Quintana passarinho, Eles passarão

         
                          Todos estes que aí estão
                  Atravancando o meu caminho,
                                          Eles passarão.
                                          Eu passarinho!


               Há muitos anos, escrevi uns versos e os apresentei para uma antiga amiga chamada Tânia, que  dividia comigo as aulas da licenciatura e o prazer da literatura (ela estava se formando em Português  e eu em Ciências Sociais). Em resposta, ela declamou o poema  a cima feito pelo poeta Mario Quintana. Fiquei fã, desde então, desse poeta do Rio Grande do Sul . Há uns seis anos descobri o músico carioca Lui Coimbra e o seu belo disco  "Ouro e Sol", produzido, segundo alguns, no final dos anos 90. Além de músicas de Capiba, Pedro Luís e Sting, Lui Coimbra nos presenteia com músicas de sua própria autoria. Entre estas estão "Astrologia" e "O idiota desta aldeia", sonetos de Quintana que foram musicados por Lui. Seguem os  poemas e, junto com eles, um outro, que também gosto muito, "Emergência".

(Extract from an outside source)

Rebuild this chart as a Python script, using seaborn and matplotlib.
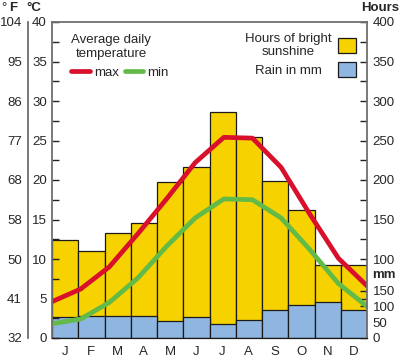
import numpy as np
import pandas as pd
import seaborn as sns
import matplotlib.pyplot as plt
from matplotlib.lines import Line2D
from matplotlib.patches import Patch
from matplotlib.ticker import FixedLocator, MultipleLocator
from matplotlib.transforms import blended_transform_factory

# climate chart data
months = ['J', 'F', 'M', 'A', 'M', 'J', 'J', 'A', 'S', 'O', 'N', 'D']
sunshine_hours = [124, 110, 133, 145, 198, 217, 286, 255, 199, 162, 93, 93]
rain_mm = [68, 70, 70, 71, 55, 68, 45, 58, 88, 103, 113, 88]
temp_max = [4.6, 6.2, 9.0, 13.2, 17.6, 22.2, 25.4, 25.3, 21.6, 15.7, 10.1, 6.6]
temp_min = [1.8, 2.4, 4.5, 7.6, 11.6, 15.2, 17.6, 17.5, 15.2, 11.2, 6.9, 4.0]
celsius_ticks = [0, 5, 10, 15, 20, 25, 30, 35, 40]
fahrenheit_labels = ['32', '41', '50', '58', '68', '77', '86', '95', '104']
hours_ticks = [100, 150, 200, 250, 300, 350, 400]
mm_ticks = [0, 50, 100, 150]

YELLOW = '#F6D200'
BLUE = '#8FB6E0'
RED = '#D8102C'
GREEN = '#62BA48'
EDGE = '#1a1a1a'
GREY = '#707070'
FS = 9.5

sns.set_style('white')
plt.rcParams['font.family'] = ['Liberation Sans', 'DejaVu Sans']
plt.rcParams['font.size'] = FS

df = pd.DataFrame({'month': range(12), 'sun': sunshine_hours, 'rain': rain_mm})

fig = plt.figure(figsize=(4, 3.59), dpi=100)
ax = fig.add_axes([52 / 400, 21 / 359, 315 / 400, 316 / 359])
ax_rain = ax.twinx()
ax_temp = ax.twinx()

# sunshine bars (hours scale), rain bars (mm scale) on top of them
sns.barplot(data=df, x='month', y='sun', color=YELLOW, saturation=1, width=1.0,
            edgecolor=EDGE, linewidth=0.9, errorbar=None, ax=ax)
sns.barplot(data=df, x='month', y='rain', color=BLUE, saturation=1, width=1.0,
            edgecolor=EDGE, linewidth=0.9, errorbar=None, ax=ax_rain)

# temperature lines run edge to edge
line_x = np.linspace(-0.5, 11.5, len(temp_max))
sns.lineplot(x=line_x, y=temp_max, color=RED, linewidth=3.4, ax=ax_temp)
sns.lineplot(x=line_x, y=temp_min, color=GREEN, linewidth=3.4, ax=ax_temp)

ax.set_xlim(-0.5, 11.5)
ax.set_ylim(0, 400)
ax_rain.set_ylim(0, 1000)
ax_temp.set_ylim(0, 40)
for a in (ax, ax_rain, ax_temp):
    a.set_xlabel('')
    a.set_ylabel('')

ax.set_xticks(range(12), labels=months)
ax.tick_params(axis='x', length=0, pad=6, labelsize=FS)

# left: Celsius
ax_temp.yaxis.tick_left()
ax_temp.yaxis.set_major_locator(FixedLocator(celsius_ticks))
ax_temp.yaxis.set_minor_locator(MultipleLocator(2.5))
ax_temp.tick_params(axis='y', which='both', direction='in', length=5, width=1,
                    color='#222222', pad=3.8, labelsize=FS)

# right: hours above, mm below
ax.yaxis.tick_right()
ax.yaxis.set_major_locator(FixedLocator(hours_ticks))
ax.yaxis.set_minor_locator(FixedLocator([125, 175, 225, 275, 325, 375]))
ax.tick_params(axis='y', which='both', direction='in', length=5, width=1,
               color='#222222', pad=4, labelsize=FS)
ax_rain.yaxis.set_major_locator(FixedLocator(mm_ticks))
ax_rain.yaxis.set_minor_locator(FixedLocator([25, 75, 125]))
ax_rain.tick_params(axis='y', which='both', direction='in', length=5, width=1,
                    color='#222222', pad=4, labelsize=FS)

for a in (ax, ax_rain):
    for s in a.spines.values():
        s.set_visible(False)
for side in ('left', 'right', 'top'):
    ax_temp.spines[side].set_color(GREY)
    ax_temp.spines[side].set_linewidth(1.3)
ax_temp.spines['bottom'].set_color(EDGE)
ax_temp.spines['bottom'].set_linewidth(0.9)

# Fahrenheit scale as a secondary axis further left
sec = ax_temp.secondary_yaxis(-24 / 315)
sec.set_yticks(celsius_ticks, labels=fahrenheit_labels)
sec.tick_params(length=0, pad=4.3, labelsize=FS)
sec.spines['left'].set_color(GREY)
sec.spines['left'].set_linewidth(1.3)

# axis headers
fig.text(1 / 400, 1 - 8 / 359, '°', fontsize=FS, va='center', ha='left')
fig.text(9 / 400, 1 - 8 / 359, 'F', fontsize=FS, fontweight='bold', va='center', ha='left')
fig.text(26 / 400, 1 - 8 / 359, '°C', fontsize=FS, fontweight='bold', va='center', ha='left')
fig.text(399 / 400, 1 - 8 / 359, 'Hours', fontsize=FS, fontweight='bold', va='center', ha='right')
ax_rain.text(1.016, 200, 'mm', fontsize=FS, fontweight='bold', va='center', ha='left',
             transform=blended_transform_factory(ax_rain.transAxes, ax_rain.transData))

# legends
temp_handles = [Line2D([], [], color=RED, linewidth=3.4), Line2D([], [], color=GREEN, linewidth=3.4)]
leg1 = ax_temp.legend(temp_handles, ['max', 'min'], title='Average daily\ntemperature', ncol=2,
                      frameon=False, loc='upper left', bbox_to_anchor=(0.032, 0.99),
                      handlelength=1.4, handletextpad=0.3, columnspacing=0.45,
                      fontsize=FS, title_fontsize=FS, borderpad=0.2, alignment='left')
leg1.get_title().set_multialignment('center')
ax_temp.add_artist(leg1)

box_handles = [Patch(facecolor=YELLOW, edgecolor=EDGE, linewidth=0.9),
               Patch(facecolor=BLUE, edgecolor=EDGE, linewidth=0.9)]
leg2 = ax_temp.legend(box_handles, ['Hours of bright\nsunshine', 'Rain in mm'], markerfirst=False,
                      frameon=False, loc='upper right', bbox_to_anchor=(0.994, 0.996),
                      handlelength=1.35, handleheight=1.35, handletextpad=0.5,
                      labelspacing=0.3, fontsize=FS, borderpad=0.2)
texts = leg2.get_texts()
texts[0].set_multialignment('center')
renderer = fig.canvas.get_renderer()
w0 = texts[0].get_window_extent(renderer).width
w1 = texts[1].get_window_extent(renderer).width
texts[1].set_x(-(w0 - w1) / 2)

fig.savefig('out.png', dpi=100)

                                      Astrologia
                    
                     Minha estrela não é de Belém
                     Aqui parada aguarda o peregrino.
                     Sem importar-se com qualquer destino
                     A minha estrela vai seguindo além...

                     - Meu Deus, o que é que esse menino tem?
                     Já suspeitavam desde eu pequenino.
                     O que eu tenho? É uma estrela em desatino...
                     E nos desentendemos muito bem!

                     E quando tudo parecia a esmo
                     E nesses descaminhos me perdia
                     Encontrei muitas vezes a mim mesmo...

                     Eu temo é uma traição do instinto
                     Que me liberte, por acaso, em dia
                     deste velho e encantado labirinto.



                                      

                                     O Idiota Dessa Aldeia

                    Rechinam meus sapatos rua em fora
                    Tão leve estou que já nem sombra tenho
                    E há tantos anos e de tão longe venho
                    Que nem me lembro de mais nada agora

                   Tinha um surrão todo de pena cheio
                   Um peso enorme para carregar
                   Porém as penas, quando o vento veio
                   Penas que eram, esvoaçaram no ar

                   Todo de Deus me iluminei então
                   Que os Doutores Sutis se escandalizem:
                   "Como é possível sem doutrinação?"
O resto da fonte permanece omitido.